## begin

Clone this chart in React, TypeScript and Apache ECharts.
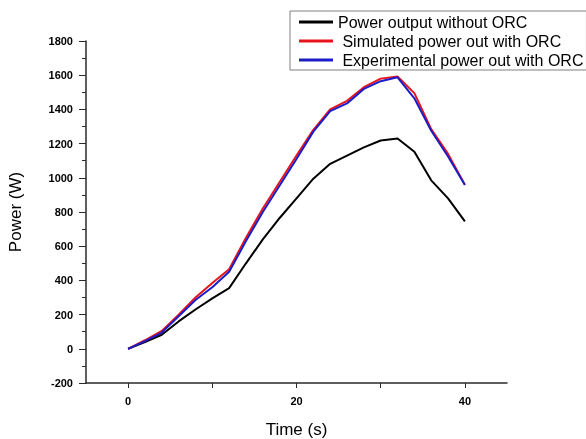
import React, { useEffect, useRef } from "react";
import * as echarts from "echarts";

const times = [0, 2, 4, 6, 8, 10, 12, 14, 16, 18, 20, 22, 24, 26, 28, 30, 32, 34, 36, 38, 40];
const withoutOrc = [0, 40, 82, 160, 230, 295, 355, 500, 640, 765, 880, 995, 1082, 1130, 1178, 1218, 1230, 1152, 985, 880, 745];
const simulatedOrc = [0, 50, 105, 200, 300, 385, 465, 650, 820, 975, 1130, 1280, 1400, 1450, 1530, 1580, 1592, 1495, 1285, 1140, 960];
const experimentalOrc = [0, 45, 95, 190, 285, 360, 450, 630, 800, 955, 1110, 1270, 1390, 1435, 1520, 1565, 1588, 1465, 1275, 1125, 958];

const seriesNames = ["Power output without ORC", " Simulated power out with ORC", " Experimental power out with ORC"];
const seriesColors = ["#000000", "#e8141c", "#1c1cc8"];
const xLabelValues = [0, 20, 40];
const xTickValues = [0, 10, 20, 30, 40];

export default function App() {
  const ref = useRef<HTMLDivElement>(null);
  useEffect(() => {
    if (!ref.current) return;
    const chart = echarts.init(ref.current, null, { renderer: "svg" });
    const dataSets = [withoutOrc, simulatedOrc, experimentalOrc];
    const font = "Arial, 'Liberation Sans', sans-serif";
    const plain = (v: number) => String(v);
    chart.setOption({
      animation: false,
      grid: { left: 86, right: 79, top: 41, bottom: 56, outerBoundsMode: "none" },
      legend: {
        orient: "vertical",
        left: 290,
        top: 11,
        padding: [3, 3, 2, 9],
        itemGap: 3,
        itemWidth: 34,
        itemHeight: 3,
        icon: "rect",
        borderColor: "#808080",
        borderWidth: 1,
        textStyle: { fontSize: 16, color: "#000", fontFamily: font, lineHeight: 16 },
        data: seriesNames,
      },
      xAxis: {
        type: "value",
        min: -5,
        max: 45,
        name: "Time (s)",
        nameLocation: "middle",
        nameGap: 38,
        nameTextStyle: { fontSize: 17, color: "#000", fontFamily: font },
        axisLine: { show: true, onZero: false, lineStyle: { color: "#2a2a2a", width: 1.5 } },
        axisTick: { show: true, length: 5, customValues: xTickValues, lineStyle: { color: "#2a2a2a" } },
        axisLabel: { customValues: xLabelValues, formatter: plain, fontSize: 11, fontWeight: "bold", color: "#000", margin: 12, fontFamily: font },
        splitLine: { show: false },
      },
      yAxis: {
        type: "value",
        min: -200,
        max: 1800,
        interval: 200,
        name: "Power (W)",
        nameLocation: "middle",
        nameGap: 62,
        nameTextStyle: { fontSize: 17, color: "#000", fontFamily: font },
        axisLine: { show: true, onZero: false, lineStyle: { color: "#2a2a2a", width: 1.5 } },
        axisTick: { show: true, length: 7, lineStyle: { color: "#2a2a2a" } },
        minorTick: { show: true, splitNumber: 2, length: 4, lineStyle: { color: "#2a2a2a" } },
        axisLabel: { formatter: plain, fontSize: 11, fontWeight: "bold", color: "#000", margin: 13, fontFamily: font },
        splitLine: { show: false },
      },
      series: dataSets.map((vals, i) => ({
        name: seriesNames[i],
        type: "line",
        data: times.map((t, j) => [t, vals[j]]),
        symbol: "none",
        color: seriesColors[i],
        lineStyle: { width: 2, color: seriesColors[i] },
        z: 2 + i,
      })),
    });
    return () => chart.dispose();
  }, []);
  return (
    <div
      ref={ref}
      style={{ position: "fixed", left: 0, top: 0, width: 586, height: 439 }}
    />
  );
}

## end

Choose all lines containing the string "React" and copy them out.

Clone this chart in React, TypeScript and Apache ECharts.
import React, { useEffect, useRef } from "react";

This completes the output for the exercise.